Khara also noted that PMJJBY, PMSBY and APY have now helped create a safety net for large sections of population. “In the last decade, the kind of investments done in this space is likely to yield results in the days to come,” he added.
The integration of financial inclusion with social protection measures have also resulted into a significant financial discipline, strengthened financial resilience across a significant population of the country.
Praise for UPI
Khara noted that the Unified Payments Interface (UPI), account aggregator for digital credit and ONDC for promoting e-commerce and Central Bank Digital Currency (CBDC) are the significant transformative initiatives taken in financial sector in last few years.
The increasing use of UPI has made the payments system a very efficient system in India, he added.
The SBI chairman said that UPI is expected to be eventually the most important settlement mechanism across the globe and it will even make international remittance cheaper.
“Indian government is aiming to bring all the G20 countries on board to enable international UPI payments.

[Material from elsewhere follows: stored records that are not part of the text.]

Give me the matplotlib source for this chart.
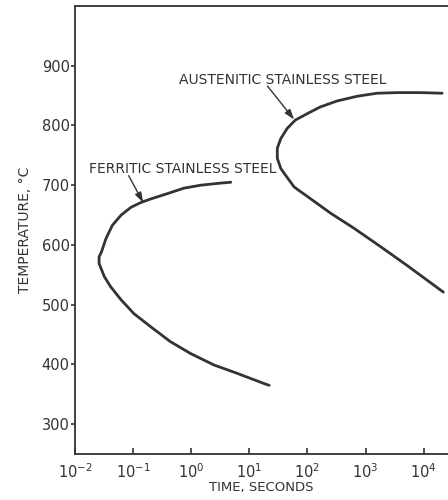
import matplotlib
matplotlib.use("Agg")
import matplotlib.pyplot as plt
from matplotlib.ticker import FixedLocator, NullLocator
import numpy as np

# ferritic stainless steel C-curve (log10 of time in s, temperature in C)
ferr_logt = [0.68, 0.45, 0.16, -0.13, -0.41, -0.70, -0.87, -1.04, -1.21,
             -1.36, -1.47, -1.55, -1.59, -1.59, -1.50, -1.39, -1.21, -0.99,
             -0.70, -0.36, -0.01, 0.39, 0.79, 1.25, 1.34]
ferr_temp = [705, 703, 700, 695, 686, 677, 671, 663, 650,
             633, 611, 588, 580, 569, 547, 530, 508, 485,
             463, 438, 418, 399, 385, 368, 365]

# austenitic stainless steel C-curve
aust_logt = [4.32, 3.94, 3.54, 3.20, 2.86, 2.51, 2.22, 2.00, 1.79,
             1.65, 1.54, 1.48, 1.48, 1.54, 1.62, 1.77, 2.00, 2.40,
             2.80, 3.26, 3.71, 4.06, 4.34]
aust_temp = [854, 855, 855, 854, 849, 841, 831, 820, 809,
             795, 778, 762, 745, 728, 717, 697, 681, 653,
             628, 597, 566, 541, 521]

x_exps = [-2, -1, 0, 1, 2, 3, 4]
y_ticks = [300, 400, 500, 600, 700, 800, 900]

ink = "#333333"

fig = plt.figure(figsize=(4.48, 5.0), dpi=100)
ax = fig.add_axes([0.168, 0.092, 0.832, 0.896])

ax.plot(10.0 ** np.array(ferr_logt), ferr_temp, color=ink, lw=2.0,
        solid_capstyle="round", solid_joinstyle="round")
ax.plot(10.0 ** np.array(aust_logt), aust_temp, color=ink, lw=2.0,
        solid_capstyle="round", solid_joinstyle="round")

ax.set_xscale("log")
ax.set_xlim(1e-2, 10 ** 4.42)
ax.set_ylim(250, 1000)

ax.xaxis.set_major_locator(FixedLocator([10.0 ** e for e in x_exps]))
ax.xaxis.set_minor_locator(NullLocator())
ax.set_xticklabels([r"$\mathregular{10^{%d}}$" % e for e in x_exps])
ax.set_yticks(y_ticks)

ax.tick_params(axis="x", direction="in", length=4, width=1.2, colors=ink,
               labelsize=10.5, pad=6)
ax.tick_params(axis="y", direction="out", length=3, width=1.2, colors=ink,
               labelsize=10.5, pad=1)

for s in ["left", "bottom", "top"]:
    ax.spines[s].set_color(ink)
    ax.spines[s].set_linewidth(1.3)
ax.spines["right"].set_visible(False)

ax.set_xlabel("TIME, SECONDS", fontsize=9.5, color=ink, labelpad=0)
ax.set_ylabel("TEMPERATURE, °C", fontsize=10, color=ink, labelpad=7)

arrow = dict(arrowstyle="-|>,head_length=0.6,head_width=0.2", color=ink,
             lw=1.0, shrinkA=0, shrinkB=0)

ax.text(10 ** -1.76, 720, "FERRITIC STAINLESS STEEL", fontsize=10,
        color=ink, va="baseline")
ax.annotate("", xy=(10 ** -0.83, 671), xytext=(10 ** -1.08, 716),
            arrowprops=arrow)

ax.text(10 ** -0.22, 870, "AUSTENITIC STAINLESS STEEL", fontsize=10,
        color=ink, va="baseline")
ax.annotate("", xy=(10 ** 1.77, 810), xytext=(10 ** 1.31, 866),
            arrowprops=arrow)

fig.savefig("out.png", dpi=100, facecolor="white")
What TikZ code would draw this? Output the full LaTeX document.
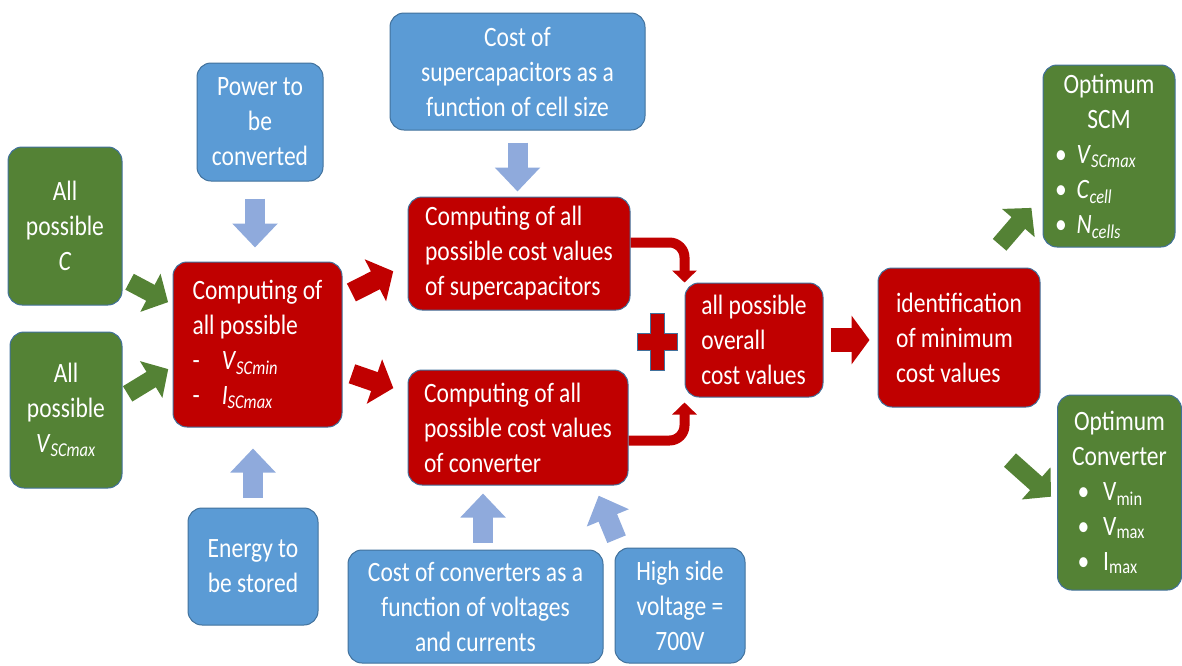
\documentclass[tikz,border=0pt]{standalone}
\usepackage{fontspec}
\setmainfont{Carlito}[FakeStretch=0.84]
\usepackage{tikz}
\usetikzlibrary{arrows.meta}
\definecolor{boxgreen}{HTML}{548235}
\definecolor{boxred}{HTML}{C00000}
\definecolor{boxblue}{HTML}{5B9BD5}
\definecolor{arrowblue}{HTML}{8FAADC}
\definecolor{edgeblue}{HTML}{41719C}
\newcommand{\itemline}[2]{\makebox[#1][l]{\textbullet\hspace{10pt}#2}}

\begin{document}
\begin{tikzpicture}
    [every node/.style={inner sep=0pt},
     box/.style={rounded corners=14pt, draw=edgeblue, line width=1pt, text=white, font=\fontsize{28}{35}\selectfont},
     greenbox/.style={box, fill=boxgreen, align=center},
     bluebox/.style={box, fill=boxblue, align=center},
     redbox/.style={box, fill=boxred, align=left},
     bluearrow/.style={draw=arrowblue, line width=20pt, -{Triangle[length=24pt, width=44pt]}},
     greenarrow/.style={draw=boxgreen, line width=18pt, -{Triangle[length=20pt, width=42pt]}},
     redarrow/.style={draw=boxred, line width=20pt, -{Triangle[length=20pt, width=46pt]}},
     redbend/.style={draw=boxred, line width=10pt, rounded corners=15pt, -{Triangle[length=12pt, width=24pt]}}]
        \useasboundingbox (0pt, 0pt) rectangle (1182pt, -665pt);
        \node (allc) [greenbox, minimum width=114pt, minimum height=158pt] at (65pt, -226pt) {All\\possible\\\textit{C}};
        \node (allv) [greenbox, minimum width=112pt, minimum height=156pt] at (66pt, -410pt) {All\\possible\\\textit{V}\textsubscript{\textit{SCmax}}};
        \node (power) [bluebox, minimum width=126pt, minimum height=118pt] at (260pt, -122pt) {Power to\\be\\converted};
        \node (energy) [bluebox, minimum width=130pt, minimum height=117pt] at (253pt, -566.5pt) {Energy to\\be stored};
        \node (comp) [redbox, minimum width=169pt, minimum height=165pt] at (257.5pt, -344.5pt) {Computing of\\all possible\\-\hspace{22pt}\textit{V}\textsubscript{\textit{SCmin}}\\-\hspace{22pt}\textit{I}\textsubscript{\textit{SCmax}}};
        \node (sccost) [bluebox, minimum width=255pt, minimum height=117pt] at (517.5pt, -71.5pt) {Cost of\\supercapacitors as a\\function of cell size};
        \node (scval) [redbox, minimum width=222pt, minimum height=113pt] at (519pt, -253.5pt) {Computing of all\\possible cost values\\of supercapacitors};
        \node (cnval) [redbox, minimum width=220pt, minimum height=115pt] at (518pt, -427.5pt) {Computing of all\\possible cost values\\of converter};
        \node (cncost) [bluebox, minimum width=255pt, minimum height=113pt] at (475.5pt, -606.5pt) {Cost of converters as a\\function of voltages\\and currents};
        \node (hside) [bluebox, minimum width=130pt, minimum height=115pt] at (680pt, -605.5pt) {High side\\voltage =\\700V};
        \node (overall) [redbox, minimum width=138pt, minimum height=114pt] at (754pt, -340pt) {all possible\\overall\\cost values};
        \node (minid) [redbox, minimum width=162pt, minimum height=139pt] at (959pt, -337.5pt) {identification\\of minimum\\cost values};
        \node (optscm) [greenbox, minimum width=132pt, minimum height=182pt] at (1109pt, -156pt) {Optimum\\SCM\\\itemline{108pt}{\textit{V}\textsubscript{\textit{SCmax}}}\\\itemline{108pt}{\textit{C}\textsubscript{\textit{cell}}}\\\itemline{108pt}{\textit{N}\textsubscript{\textit{cells}}}};
        \node (optcon) [greenbox, minimum width=124pt, minimum height=195pt] at (1119.5pt, -492.5pt) {Optimum\\Converter\\\itemline{84pt}{\hspace{4pt}V\textsubscript{min}}\\\itemline{84pt}{\hspace{4pt}V\textsubscript{max}}\\\itemline{84pt}{\hspace{4pt}I\textsubscript{max}}};
        \draw [greenarrow, shorten <=8pt, shorten >=5pt] ([yshift=-52pt]allc.east) -- ([yshift=40pt]comp.west);
        \draw [greenarrow, shorten <=6pt, shorten >=5pt] ([yshift=13pt]allv.east) -- ([yshift=-22pt]comp.west);
        \draw [bluearrow, shorten <=17pt, shorten >=14pt] ([xshift=-5pt]power.south) -- ([xshift=-5pt]power.south |- comp.north);
        \draw [bluearrow, shorten <=10pt, shorten >=21pt] (energy.north) -- (energy.north |- comp.south);
        \draw [bluearrow, shorten <=12pt, shorten >=5pt] (sccost.south) -- (sccost.south |- scval.north);
        \draw [bluearrow, shorten <=7pt, shorten >=8pt] ([xshift=7.5pt]cncost.north) -- ([xshift=7.5pt]cncost.north |- cnval.south);
        \draw [bluearrow, shorten <=9pt, shorten >=11pt] ([xshift=-60pt]hside.north) -- ([xshift=-34pt]cnval.south east);
        \draw [redarrow, shorten <=10pt, shorten >=16pt] ([yshift=47.5pt]comp.east) -- ([yshift=-10.5pt]scval.west);
        \draw [redarrow, shorten <=10pt, shorten >=15pt] ([yshift=-26pt]comp.east) -- ([yshift=34.5pt]cnval.west);
        \draw [redbend] ([yshift=11pt]scval.east) -| (overall.north west);
        \draw [redbend, shorten >=5pt] ([yshift=-13pt]cnval.east) -| (overall.south west);
        \draw [redarrow, line width=24pt, -{Triangle[length=18pt, width=48pt]}, shorten <=7pt, shorten >=8pt] (overall.east) -- (overall.east -| minid.west);
        \draw [greenarrow, shorten <=30pt, shorten >=17pt] ([xshift=21pt]minid.north) -- ([yshift=-39pt]optscm.west);
        \draw [greenarrow, shorten <=79pt, shorten >=8pt] ([xshift=-8pt]minid.south) -- ([yshift=-9.5pt]optcon.west);
        % plus sign between the two cost branches
        \draw [fill=boxred, draw=edgeblue, line width=0.8pt] (650pt, -313pt) -- (664pt, -313pt) -- (664pt, -333pt) -- (677pt, -333pt) -- (677pt, -350pt) -- (664pt, -350pt) -- (664pt, -370pt) -- (650pt, -370pt) -- (650pt, -350pt) -- (637pt, -350pt) -- (637pt, -333pt) -- (650pt, -333pt) -- cycle;
    \end{tikzpicture}
\end{document}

This is going to be a remarkable step and will also probably lead to integration of G20 as a Group,” Khara said.
On CBDC
Khara also said that the scope of CBDC (digital rupee) can be further enlarged by including financial institutions such as mutual funds or insurance services, when they actively participate in settlements of government securities (G-sec) or State development loans.
“It is a very valid case. CBDC will take away a part of the physical currency circulation, as well as bring efficiency in settlements,” Khara said.
At the same time, Khara made it clear that CBDC would not be substitute for physical currency and there is a scope and case for coexistence of both physical currency and digital currency, given the size of the country.